You may not know this, but Tampa holds the unofficial title of "death metal capital of the world." In the late '80s and early '90s, Tampa acts such as Morbid Angel, Obituary, Atheist and Deicide dominated the extreme metal scene, and legendary bands from around the world, such as Sepultura and Napalm Death, recorded landmark albums at Temple Terrace's Morrisound Recording Studios.
For live music, there was the Brass Mug.
If you've gone to a metal show at some point over the last 30 years, there's a good chance it was at the Brass Mug, which up until earlier this year had been located in the same Fletcher Avenue strip mall since 1982. For music a little — okay, maybe a lot — left of mainstream, the Brass Mug is unquestionably an institution, both locally as well as worldwide.
The thing is, death metal, punk, grindcore — the kind of stuff you're most likely to hear blasting from the stage at the Mug — has never been much about traditional aesthetics. The old location was known for its beer-soaked, sticky carpets, decades of cigarette smoke encrusted in the ceiling tiles, and bathrooms that looked like a scene from Silent Hill. The Brass Mug never has had looks going for it.
Although I'll greatly miss the squalor of the old place, I was looking forward to seeing what a new Brass Mug would look like. Impressively, the new Mug — just a mile or two from the old one, on Florida Avenue — is just as divey and rough-looking as it ever was, although the walls now boast a natural wood finish instead of the black paint from before, and the area in front of the stage is tiled instead of carpeted. It's bigger, too — the stage is at least twice as large as before and an elevated seating area along the back wall provides more room to congregate, should you wish to take a rest from headbanging in front of the stage.

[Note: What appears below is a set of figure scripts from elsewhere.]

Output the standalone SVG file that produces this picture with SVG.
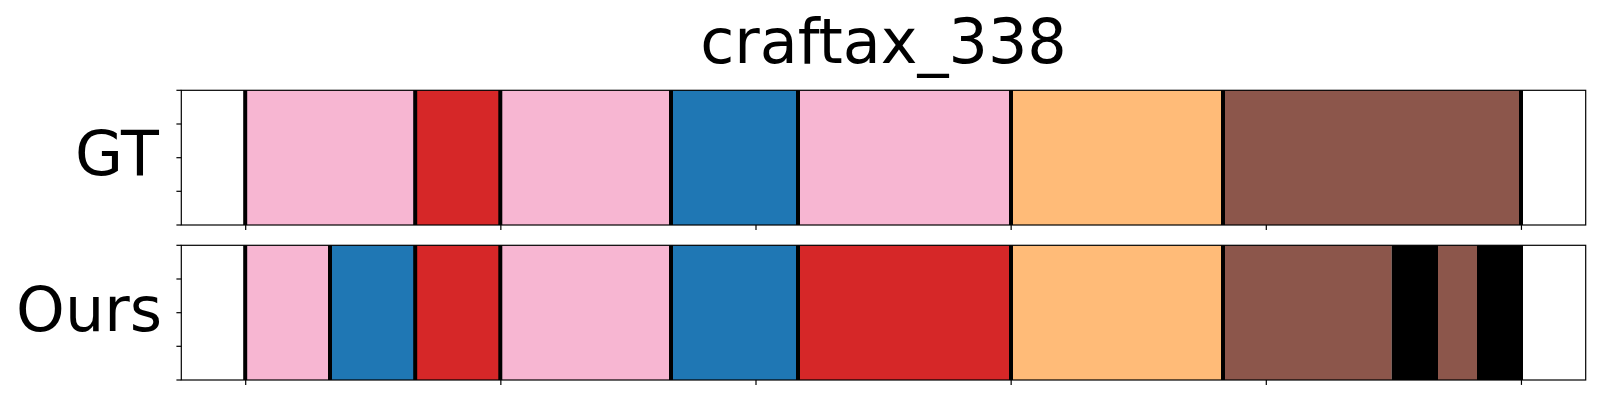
<svg xmlns="http://www.w3.org/2000/svg" width="1600" height="400" viewBox="0 0 1600 400">
<style>
.pk{fill:#f7b6d2}.rd{fill:#d62728}.bl{fill:#1f77b4}.or{fill:#ffbb78}.br{fill:#8c564b}.bk{fill:#000000}
.sep{stroke:#000;stroke-width:4}
.frame{fill:none;stroke:#000;stroke-width:1.2}
.tick{stroke:#000;stroke-width:1.2}
.lbl{font-family:"DejaVu Sans",sans-serif;font-size:62px;fill:#000}
</style>
<rect width="1600" height="400" fill="#fff"/>
<text class="lbl" x="883.5" y="62.7" text-anchor="middle">craftax_338</text>
<g id="gt">
<text class="lbl" x="158.8" y="175" text-anchor="end">GT</text>
<rect class="pk" x="245" y="90.3" width="170" height="134.7"/>
<rect class="rd" x="415" y="90.3" width="85" height="134.7"/>
<rect class="pk" x="500" y="90.3" width="171" height="134.7"/>
<rect class="bl" x="671" y="90.3" width="127" height="134.7"/>
<rect class="pk" x="798" y="90.3" width="213" height="134.7"/>
<rect class="or" x="1011" y="90.3" width="212" height="134.7"/>
<rect class="br" x="1223" y="90.3" width="298" height="134.7"/>
<g class="sep">
<line x1="245.2" y1="90.3" x2="245.2" y2="225"/>
<line x1="415.2" y1="90.3" x2="415.2" y2="225"/>
<line x1="500.3" y1="90.3" x2="500.3" y2="225"/>
<line x1="671" y1="90.3" x2="671" y2="225"/>
<line x1="798" y1="90.3" x2="798" y2="225"/>
<line x1="1011" y1="90.3" x2="1011" y2="225"/>
<line x1="1223" y1="90.3" x2="1223" y2="225"/>
<line x1="1521" y1="90.3" x2="1521" y2="225"/>
</g>
<rect class="frame" x="181.3" y="90.3" width="1404.4" height="134.7"/>
<g class="tick">
<line x1="176.4" y1="90.3" x2="181.3" y2="90.3"/>
<line x1="176.4" y1="124" x2="181.3" y2="124"/>
<line x1="176.4" y1="157.7" x2="181.3" y2="157.7"/>
<line x1="176.4" y1="191.3" x2="181.3" y2="191.3"/>
<line x1="176.4" y1="225" x2="181.3" y2="225"/>
<line x1="245.7" y1="225" x2="245.7" y2="229.9"/>
<line x1="500.85" y1="225" x2="500.85" y2="229.9"/>
<line x1="756" y1="225" x2="756" y2="229.9"/>
<line x1="1011.15" y1="225" x2="1011.15" y2="229.9"/>
<line x1="1266.3" y1="225" x2="1266.3" y2="229.9"/>
<line x1="1521.45" y1="225" x2="1521.45" y2="229.9"/>
</g>
</g>
<g id="ours">
<text class="lbl" x="162" y="330.5" text-anchor="end">Ours</text>
<rect class="pk" x="245" y="245.3" width="85" height="134.7"/>
<rect class="bl" x="330" y="245.3" width="85" height="134.7"/>
<rect class="rd" x="415" y="245.3" width="85" height="134.7"/>
<rect class="pk" x="500" y="245.3" width="171" height="134.7"/>
<rect class="bl" x="671" y="245.3" width="127" height="134.7"/>
<rect class="rd" x="798" y="245.3" width="213" height="134.7"/>
<rect class="or" x="1011" y="245.3" width="212" height="134.7"/>
<rect class="br" x="1223" y="245.3" width="168.7" height="134.7"/>
<rect class="bk" x="1391.7" y="245.3" width="46.3" height="134.7"/>
<rect class="br" x="1438" y="245.3" width="39" height="134.7"/>
<rect class="bk" x="1477" y="245.3" width="46" height="134.7"/>
<g class="sep">
<line x1="245.2" y1="245.3" x2="245.2" y2="380"/>
<line x1="330" y1="245.3" x2="330" y2="380"/>
<line x1="415.2" y1="245.3" x2="415.2" y2="380"/>
<line x1="500.3" y1="245.3" x2="500.3" y2="380"/>
<line x1="671" y1="245.3" x2="671" y2="380"/>
<line x1="798" y1="245.3" x2="798" y2="380"/>
<line x1="1011" y1="245.3" x2="1011" y2="380"/>
<line x1="1223" y1="245.3" x2="1223" y2="380"/>
</g>
<rect class="frame" x="181.3" y="245.3" width="1404.4" height="134.7"/>
<g class="tick">
<line x1="176.4" y1="245.3" x2="181.3" y2="245.3"/>
<line x1="176.4" y1="279" x2="181.3" y2="279"/>
<line x1="176.4" y1="312.7" x2="181.3" y2="312.7"/>
<line x1="176.4" y1="346.3" x2="181.3" y2="346.3"/>
<line x1="176.4" y1="380" x2="181.3" y2="380"/>
<line x1="245.7" y1="380" x2="245.7" y2="384.9"/>
<line x1="500.85" y1="380" x2="500.85" y2="384.9"/>
<line x1="756" y1="380" x2="756" y2="384.9"/>
<line x1="1011.15" y1="380" x2="1011.15" y2="384.9"/>
<line x1="1266.3" y1="380" x2="1266.3" y2="384.9"/>
<line x1="1521.45" y1="380" x2="1521.45" y2="384.9"/>
</g>
</g>
</svg>
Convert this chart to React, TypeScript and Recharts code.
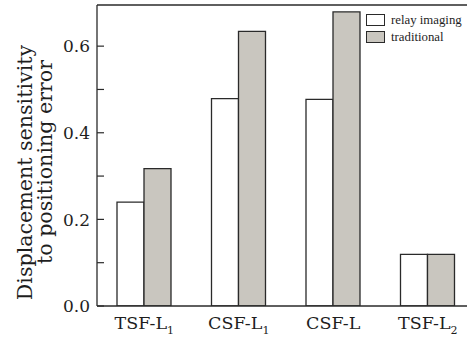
import React from "react";
import { BarChart, Bar, XAxis, YAxis, ReferenceLine } from "recharts";

const categories = ["TSF-L1", "CSF-L1", "CSF-L", "TSF-L2"];
const relayImaging = [0.24, 0.479, 0.477, 0.119];
const traditional = [0.317, 0.634, 0.679, 0.119];
const yTicks = [0, 0.1, 0.2, 0.3, 0.4, 0.5, 0.6];
const labeledTicks = [0, 0.2, 0.4, 0.6];
const yMax = 0.695;
const seriesNames = ["relay imaging", "traditional"];
const yLabelLines = ["Displacement sensitivity", "to positioning error"];

const data = categories.map((c, i) => ({
  name: c,
  relay: relayImaging[i],
  trad: traditional[i],
}));

const AXIS = "#2a2a2a";
const GREY = "#c9c6bf";
const TEXT = "#1e1e1e";

const YTick = (props: any) => {
  const { x, y, payload } = props;
  const v = payload.value;
  const show = labeledTicks.some((t) => Math.abs(t - v) < 1e-9);
  const ax = x + 7;
  return (
    <g>
      <line x1={ax} x2={ax + 7} y1={y} y2={y} stroke={AXIS} strokeWidth={1.2} />
      {show && (
        <text
          x={x}
          y={y}
          dy="0.36em"
          textAnchor="end"
          fontFamily="DejaVu Serif"
          fontSize={17}
          fill={TEXT}
        >
          {v.toFixed(1)}
        </text>
      )}
    </g>
  );
};

const XTick = (props: any) => {
  const { x, y, payload } = props;
  const m = /^(.*?)(\d)$/.exec(payload.value);
  const main = m ? m[1] : payload.value;
  const sub = m ? m[2] : "";
  return (
    <text
      x={x}
      y={y}
      dy={15}
      textAnchor="middle"
      fontFamily="DejaVu Serif"
      fontSize={17.5}
      fill={TEXT}
    >
      {main}
      {sub && (
        <tspan fontSize={11} dy={5}>
          {sub}
        </tspan>
      )}
    </text>
  );
};

const YLabel = (props: any) => {
  const vb = props.viewBox || { x: 0, y: 5, width: 97, height: 301 };
  const cy = vb.y + vb.height / 2;
  const l1x = vb.x + 31.5;
  const l1y = cy + 17;
  const l2x = vb.x + 52;
  const l2y = cy + 6.5;
  return (
    <g>
      <text
        x={l1x}
        y={l1y}
        transform={`rotate(-90, ${l1x}, ${l1y})`}
        textAnchor="middle"
        fontFamily="DejaVu Serif"
        fontSize={20.6}
        fill={TEXT}
      >
        {yLabelLines[0]}
      </text>
      <text
        x={l2x}
        y={l2y}
        transform={`rotate(-90, ${l2x}, ${l2y})`}
        textAnchor="middle"
        fontFamily="DejaVu Serif"
        fontSize={20.6}
        fill={TEXT}
      >
        {yLabelLines[1]}
      </text>
    </g>
  );
};

const LegendBox = () => {
  const fills = ["#ffffff", GREY];
  return (
    <div
      style={{
        position: "absolute",
        left: 366,
        top: 11,
        fontFamily: "Liberation Serif",
        fontSize: 12.8,
        color: TEXT,
        lineHeight: "14px",
      }}
    >
      {seriesNames.map((n) => n).map((n, i) => (
        <div
          key={n}
          style={{ display: "flex", alignItems: "center", height: 17.5 }}
        >
          <div
            style={{
              width: 17,
              height: 10,
              background: fills[i],
              border: `1.3px solid ${AXIS}`,
              marginRight: 6,
            }}
          />
          <span>{n}</span>
        </div>
      ))}
    </div>
  );
};

export default function App() {
  return (
    <div
      style={{
        position: "absolute",
        left: 0,
        top: 0,
        width: 467,
        height: 339,
        overflow: "hidden",
        background: "#fff",
      }}
    >
      <BarChart
        width={480}
        height={339}
        data={data}
        margin={{ top: 5, right: 5, bottom: 0, left: 0 }}
        barGap={0}
        barSize={27}
      >
        <XAxis
          dataKey="name"
          height={33}
          tickLine={false}
          axisLine={{ stroke: AXIS, strokeWidth: 1.3 }}
          tick={<XTick />}
          interval={0}
        />
        <YAxis
          width={97}
          domain={[0, yMax]}
          ticks={yTicks}
          allowDataOverflow
          tickLine={false}
          tickSize={0}
          tickMargin={7}
          axisLine={{ stroke: AXIS, strokeWidth: 1.3 }}
          tick={<YTick />}
          interval={0}
          label={{ content: <YLabel /> }}
        />
        <ReferenceLine y={yMax} stroke={AXIS} strokeWidth={1.3} ifOverflow="visible" />
        <Bar
          dataKey="relay"
          name={seriesNames[0]}
          fill="#ffffff"
          stroke={AXIS}
          strokeWidth={1.3}
          isAnimationActive={false}
        />
        <Bar
          dataKey="trad"
          name={seriesNames[1]}
          fill={GREY}
          stroke={AXIS}
          strokeWidth={1.3}
          isAnimationActive={false}
        />
      </BarChart>
      <LegendBox />
    </div>
  );
}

Whatever it lacked in looks, the Brass Mug always was known for heaving great sound, with thunderous, double-bass-drumming pounding your chest cavity while ear-splitting guitars shredded alongside. The new Mug is a much larger and less straightforward space, making dialing in the acoustics a bit of an adventure at the start. Owner Heather Mullis hopes to install a new sound system in the coming months, but for now, it sounds just fine.
The new location has already been going strong in the concert department, with legendary punk and hardcore acts such as D.R.I., The Vibrators, and Reagan Youth passing through over the course of the last six months, as well as Dwarves this past week. Two weeks ago, the Mug even hosted an unlikely benefit concert called — no joke — Metal Meowlisha, which featured nearly a dozen bands and a meet-and-greet with members of big-name Florida-affiliated metal acts such as Obituary, Death, and Cannibal Corpse. The cause? To raise money to help homeless, abused and neglected cats in Tampa Bay.
Although the Brass Mug is primarily a concert venue, you can stop by the bar to enjoy a cold beer or cocktail; or perhaps growl along to your favorite tune on Tuesday night's Karaoke Brutale, which features $3 well drinks; or simply bang your head on Thursdays during Metal Night (didn't see that coming), when certain wells and draft beers are as low as $1. For the rest of the nights, there's always darts to throw, pool to shoot and a jukebox to feed dollars into.
It'll take time to see if the new Brass Mug will retain its reputation as the place to go for live metal, punk, and other extreme music, but with a few great upcoming shows and a city long known for its support of these genres, the outlook is pretty good.